Le meilleur moyen d'entrer dans les béatitudes, c'est de regarder comment Jésus les vit lui-même. Il ne faut jamais déconnecter les paroles de Jésus de la manière dont il les met en pratique. Un exemple : "heureux les doux". Si on fait son cinéma personnel, on "sait" ce que veut dire doux: n'est-ce pas être une sorte d'imbécile heureux, bien avec tout le monde, mal avec personne, un grand benêt qui rase les murs avec un sourire un peu triste ? Non : être doux, c'est être comme Jésus quand il est doux. Dans l'évangile de Matthieu (Matthieu 21, 5), Jésus entrant à Jérusalem est présenté comme doux, et juste après (Matthieu 21, 12), on le montre en train de tabasser tous les marchands du temple, de les chasser en hurlant. Jésus est doux, mais pas comme on entend ce mot tant qu'on ne laisse pas Jésus nous l'expliquer. Est doux selon la Parole de Dieu, celui qui renonce à cette tension de sauver sa peau lui-même, et donc qui peut dire et faire ce qui lui semble juste sans se soucier de l'image qu'il donne.

"Heureux les doux" : heureux ceux qui agissent selon l'Esprit envoyé par le Père, sans passer leur temps à s'excuser de ce qu'ils font et à atténuer ce qu'ils disent. On pourrait continuer pour chaque verset. Les béatitudes, c'est un style de vie dans le Christ. Un style original, personnalisé, au rythme inattendu de l'Esprit.

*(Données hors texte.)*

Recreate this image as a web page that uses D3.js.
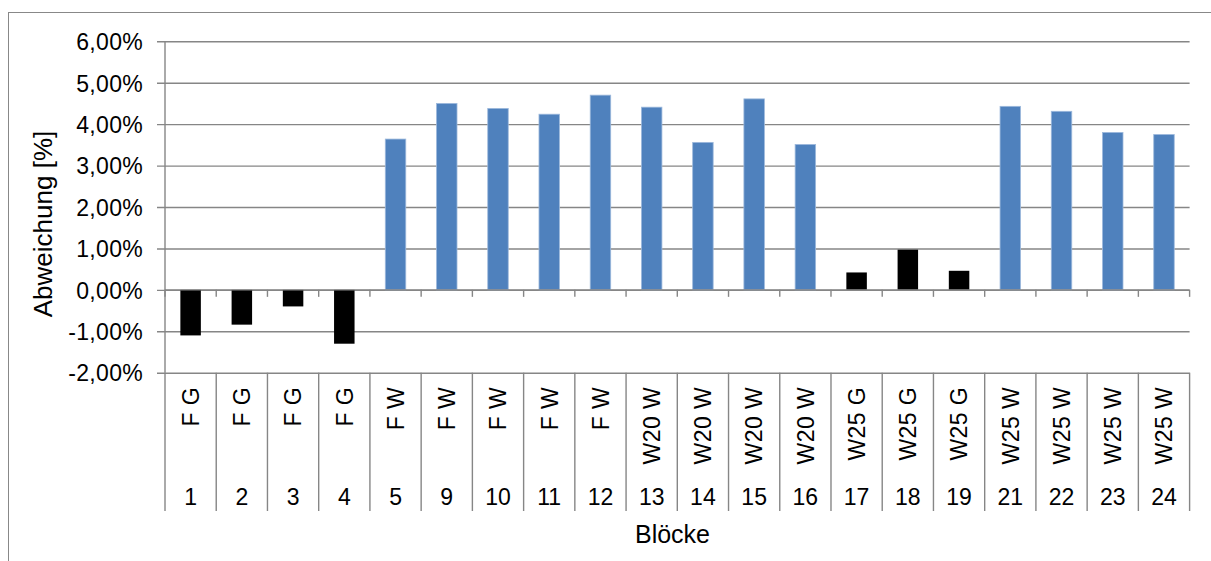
<!DOCTYPE html>
<html>
<head>
<meta charset="utf-8">
<script src="https://cdn.jsdelivr.net/npm/d3@7"></script>
<style>
  html, body { margin: 0; padding: 0; background: #fff; }
  svg { display: block; font-family: "Liberation Sans", Arial, sans-serif; }
</style>
</head>
<body>
<svg id="chart" width="1211" height="561"></svg>
<script>
// ---- data ----
const blocks = ["1","2","3","4","5","9","10","11","12","13","14","15","16","17","18","19","21","22","23","24"];
const groups = ["F G","F G","F G","F G","F W","F W","F W","F W","F W","W20 W","W20 W","W20 W","W20 W","W25 G","W25 G","W25 G","W25 W","W25 W","W25 W","W25 W"];
const values = [-0.0110,-0.0084,-0.0040,-0.0130,0.0364,0.0450,0.0438,0.0424,0.0470,0.0441,0.0356,0.0461,0.0351,0.0042,0.0097,0.0046,0.0443,0.0431,0.0380,0.0375];
const yTicks = [-0.02,-0.01,0,0.01,0.02,0.03,0.04,0.05,0.06];
const yTitle = "Abweichung [%]";
const xTitle = "Blöcke";

(function () {
const svg = d3.select("#chart");
const W = 1211, H = 561;
const pLeft = 165, pRight = 1189.6, pTop = 41.3, pBottom = 372.7;
const gridColor = "#868686";

const locale = d3.formatLocale({decimal: ",", thousands: ".", grouping: [3], currency: ["", " €"], minus: "-"});
const fmt = locale.format(".2%");

const idx = blocks.map((d, i) => i);
const x = d3.scaleBand().domain(idx).range([pLeft, pRight]).paddingInner(0.6).paddingOuter(0.3);
const xCell = d3.scaleBand().domain(idx).range([pLeft, pRight]).padding(0);
const y = d3.scaleLinear().domain([-0.02, 0.06]).range([pBottom, pTop]);

// outer border
svg.append("rect").attr("x", 8.5).attr("y", 12.5).attr("width", W + 20).attr("height", H + 20)
  .attr("fill", "none").attr("stroke", "#888").attr("stroke-width", 1);

// gridlines + y ticks
const yAxis = d3.axisLeft(y).tickValues(yTicks).tickSize(-(pRight - pLeft)).tickSizeOuter(0).tickFormat(fmt);
const gy = svg.append("g").attr("transform", `translate(${pLeft},0)`).call(yAxis);
gy.select(".domain").remove();
gy.selectAll(".tick line").attr("stroke", gridColor).attr("stroke-width", 1.4).attr("x1", -8);
gy.selectAll(".tick text").attr("font-size", 23).attr("fill", "#000").attr("x", -22).attr("dy", "0.36em")
  .attr("letter-spacing", 0.3);

// y axis line
svg.append("line").attr("x1", pLeft).attr("x2", pLeft).attr("y1", pTop).attr("y2", pBottom)
  .attr("stroke", gridColor).attr("stroke-width", 1.4);

// bars
svg.append("g").selectAll("rect").data(values).join("rect")
  .attr("x", (d, i) => x(i))
  .attr("width", x.bandwidth())
  .attr("y", d => y(Math.max(0, d)))
  .attr("height", d => Math.abs(y(d) - y(0)))
  .attr("fill", (d, i) => groups[i].endsWith("G") ? "#000000" : "#4F81BD")
  .attr("stroke", (d, i) => groups[i].endsWith("G") ? "none" : "#9DB9DC")
  .attr("stroke-width", 0.8);

// zero line with tick marks
svg.append("line").attr("x1", pLeft).attr("x2", pRight).attr("y1", y(0)).attr("y2", y(0))
  .attr("stroke", gridColor).attr("stroke-width", 1.4);
const bounds = idx.map(i => xCell(i)).concat([pRight]);
svg.append("g").selectAll("line").data(bounds).join("line")
  .attr("x1", d => d).attr("x2", d => d)
  .attr("y1", y(0)).attr("y2", y(0) + 7)
  .attr("stroke", gridColor).attr("stroke-width", 1.4);

// category table vertical separators
svg.append("g").selectAll("line").data(bounds).join("line")
  .attr("x1", d => d).attr("x2", d => d)
  .attr("y1", pBottom).attr("y2", 511)
  .attr("stroke", gridColor).attr("stroke-width", 1.4);

// inner labels (rotated)
svg.append("g").selectAll("text").data(groups).join("text")
  .attr("transform", (d, i) => `translate(${xCell(i) + xCell.bandwidth() / 2},387) rotate(-90)`)
  .attr("text-anchor", "end")
  .attr("dy", "0.36em")
  .attr("font-size", 23)
  .attr("letter-spacing", 0.4)
  .attr("fill", "#000")
  .text(d => d);

// outer labels (block numbers)
svg.append("g").selectAll("text").data(blocks).join("text")
  .attr("x", (d, i) => xCell(i) + xCell.bandwidth() / 2)
  .attr("y", 505)
  .attr("text-anchor", "middle")
  .attr("font-size", 23)
  .attr("fill", "#000")
  .text(d => d);

// axis titles
svg.append("text").attr("transform", "translate(52,224) rotate(-90)")
  .attr("text-anchor", "middle").attr("font-size", 26).attr("fill", "#000").text(yTitle);
svg.append("text").attr("x", 672.5).attr("y", 543)
  .attr("text-anchor", "middle").attr("font-size", 25).attr("fill", "#000").text(xTitle);
})();
</script>
</body>
</html>
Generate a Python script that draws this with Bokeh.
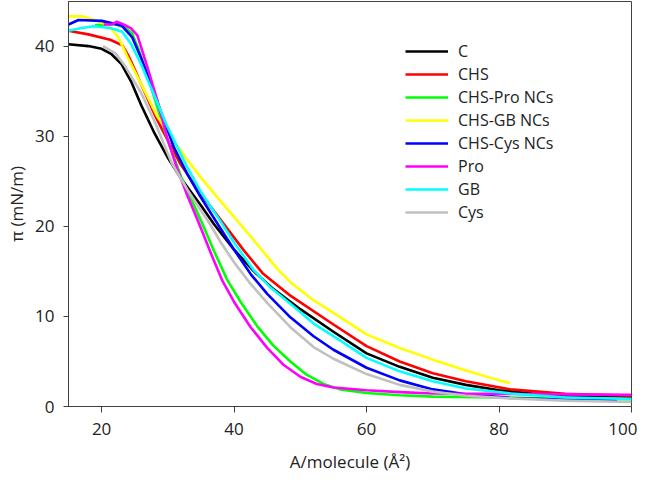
from bokeh.plotting import figure
from bokeh.models import FixedTicker, Legend, LegendItem, Range1d
from bokeh.embed import file_html
from bokeh.resources import INLINE

# ---- data (A/molecule in Å², surface pressure in mN/m) ----
C_x = [15, 18, 20, 21.5, 23, 24.5, 26, 28, 30, 32, 35, 37, 40, 43, 46, 50, 55, 60, 65, 70, 75, 80, 85, 90, 95, 100]
C_y = [40.2, 40.0, 39.7, 39.1, 38.0, 36.0, 33.4, 30.3, 27.6, 25.3, 22.3, 20.2, 17.4, 15.0, 13.0, 10.8, 8.3, 5.9, 4.4, 3.2, 2.4, 1.8, 1.45, 1.25, 1.15, 1.1]

CHS_x = [15, 18, 21.3, 23.1, 24, 25, 26, 28, 30, 32, 35, 38.4, 41.5, 44.3, 48.5, 55, 60, 65, 70, 75, 81.7, 90, 100]
CHS_y = [41.7, 41.3, 40.7, 40.1, 39.0, 37.4, 35.7, 32.4, 29.5, 26.8, 23.6, 20.3, 17.3, 14.8, 12.3, 9.1, 6.7, 5.0, 3.7, 2.8, 1.9, 1.4, 1.2]

PRONC_x = [19, 20.5, 22, 23.5, 24.6, 25.5, 27, 28.5, 30, 32, 35.2, 37, 39, 41, 43.5, 46, 48.5, 51, 53.5, 56, 60, 65, 70, 80, 90, 100]
PRONC_y = [42.3, 42.4, 42.4, 42.1, 41.4, 39.8, 36.5, 33.0, 29.5, 25.5, 20.3, 17.2, 14.0, 11.6, 8.9, 6.7, 5.0, 3.5, 2.5, 1.9, 1.5, 1.25, 1.1, 1.0, 0.85, 0.8]

GBNC_x = [15, 17, 19, 20.3, 21.5, 22.5, 23.9, 25.9, 28.4, 30.4, 32.7, 35, 38.4, 41.2, 43.5, 46.5, 48.5, 52, 55, 60, 65, 70, 75, 80, 81.7]
GBNC_y = [43.3, 43.3, 42.9, 42.5, 41.9, 41.0, 38.8, 35.9, 32.2, 30.0, 27.6, 25.4, 22.4, 20.0, 18.0, 15.3, 13.8, 11.8, 10.4, 8.0, 6.5, 5.2, 4.0, 2.9, 2.6]

CYSNC_x = [15, 16.5, 20, 23, 24.6, 25.9, 27.4, 29.1, 30.9, 33, 35, 37.4, 40, 42.5, 45, 48.5, 52, 55, 60, 65, 70, 75, 81.7, 90, 97.8]
CYSNC_y = [42.4, 42.9, 42.8, 42.3, 41.0, 38.8, 35.9, 32.4, 28.8, 25.7, 23.2, 20.4, 17.4, 14.7, 12.5, 9.9, 7.8, 6.3, 4.3, 2.9, 1.9, 1.35, 0.95, 0.75, 0.7]

PRO_x = [20.3, 21.5, 22.3, 23.3, 24.4, 25.4, 26.9, 28.4, 29.9, 31.4, 33, 34.6, 36.5, 38.2, 40, 42.5, 45, 47.5, 50, 52.5, 55, 60, 65, 70, 80, 90, 100]
PRO_y = [42.4, 42.4, 42.7, 42.4, 42.0, 41.2, 37.7, 34.0, 29.8, 26.4, 23.3, 20.5, 17.0, 14.0, 11.6, 8.8, 6.5, 4.6, 3.3, 2.5, 2.1, 1.8, 1.6, 1.45, 1.4, 1.35, 1.3]

GB_x = [15, 17, 18.8, 21.3, 23.1, 24.4, 25.9, 27.4, 29.9, 32.9, 35, 37.9, 40, 43, 45.5, 48.5, 52, 55, 60, 65, 70, 75, 81.7, 90, 100]
GB_y = [41.7, 42.0, 42.2, 42.0, 41.6, 40.3, 38.1, 35.5, 31.1, 26.6, 23.8, 20.6, 18.2, 15.1, 13.2, 11.4, 9.2, 7.8, 5.4, 3.9, 2.8, 2.0, 1.45, 1.0, 0.85]

CYS_x = [20.2, 22.1, 23.6, 25.9, 27.9, 30.6, 33, 36.4, 38, 40, 42.5, 45, 48.5, 52, 55, 60, 65, 70, 75, 81.7, 90, 100]
CYS_y = [40.0, 39.2, 37.7, 34.9, 31.8, 27.0, 24.0, 20.2, 18.2, 16.0, 13.6, 11.5, 8.8, 6.6, 5.3, 3.6, 2.4, 1.65, 1.2, 0.9, 0.65, 0.5]

series_names = ["C", "CHS", "CHS-Pro NCs", "CHS-GB NCs", "CHS-Cys NCs", "Pro", "GB", "Cys"]
series_x = [C_x, CHS_x, PRONC_x, GBNC_x, CYSNC_x, PRO_x, GB_x, CYS_x]
series_y = [C_y, CHS_y, PRONC_y, GBNC_y, CYSNC_y, PRO_y, GB_y, CYS_y]
series_colors = ["#000000", "#ff0000", "#00ff00", "#ffff00", "#0000ff", "#ff00ff", "#00ffff", "#c0c0c0"]

x_ticks = [20, 40, 60, 80, 100]
y_ticks = [0, 10, 20, 30, 40]

FONT = "Open Sans"
TXT = "#222222"
FRAME = "#404040"

p = figure(width=637, height=482,
           x_range=Range1d(15, 100), y_range=Range1d(0, 44.95),
           output_backend="svg", toolbar_location=None,
           min_border_left=68, min_border_right=6, min_border_top=1, min_border_bottom=76)

p.grid.visible = False
p.outline_line_color = FRAME
p.outline_line_width = 1
p.background_fill_color = "white"
p.border_fill_color = "white"

for ax in (p.xaxis[0], p.yaxis[0]):
    ax.axis_line_color = FRAME
    ax.major_tick_line_color = FRAME
    ax.minor_tick_line_color = None
    ax.major_tick_in = 0
    ax.major_label_text_font = FONT
    ax.major_label_text_font_size = "17px"
    ax.major_label_text_color = TXT
    ax.axis_label_text_font = FONT
    ax.axis_label_text_font_size = "17px"
    ax.axis_label_text_font_style = "normal"
    ax.axis_label_text_color = TXT

p.xaxis.ticker = FixedTicker(ticks=x_ticks)
p.yaxis.ticker = FixedTicker(ticks=y_ticks)
p.xaxis.major_tick_out = 6
p.yaxis.major_tick_out = 5
p.xaxis.major_label_standoff = 10
p.yaxis.major_label_standoff = 9
p.xaxis.axis_label = "A/molecule (Å²)"
p.yaxis.axis_label = "π (mN/m)"
p.xaxis.axis_label_standoff = 12
p.yaxis.axis_label_standoff = 4

items = []
for name, xs, ys, col in zip(series_names, series_x, series_y, series_colors):
    r = p.line(xs, ys, line_color=col, line_width=2.6, line_join="round")
    items.append(LegendItem(label=name, renderers=[r]))

legend = Legend(items=items, location=(337, 183),
                border_line_color=None, background_fill_alpha=0,
                padding=0, margin=0, spacing=1,
                label_height=22, glyph_height=22, glyph_width=43,
                label_standoff=10,
                label_text_font=FONT, label_text_font_size="16px",
                label_text_color=TXT)
p.add_layout(legend, "center")

open("out.html", "w").write(file_html(p, INLINE))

C'est cela qui rend heureux : savoir qu'on entre dans une vie personnelle habitée par Dieu. Cela ne plaît pas à tout le monde, et c'est bon signe : "heureux serez-vous quand on dira toutes sortes de mensonges contre vous".
Philippe Lefebvre 11 05

* Les béatitudes sont ainsi appelées parce qu'en latin le mot heureux qui commence chaque phrase se dit "beati".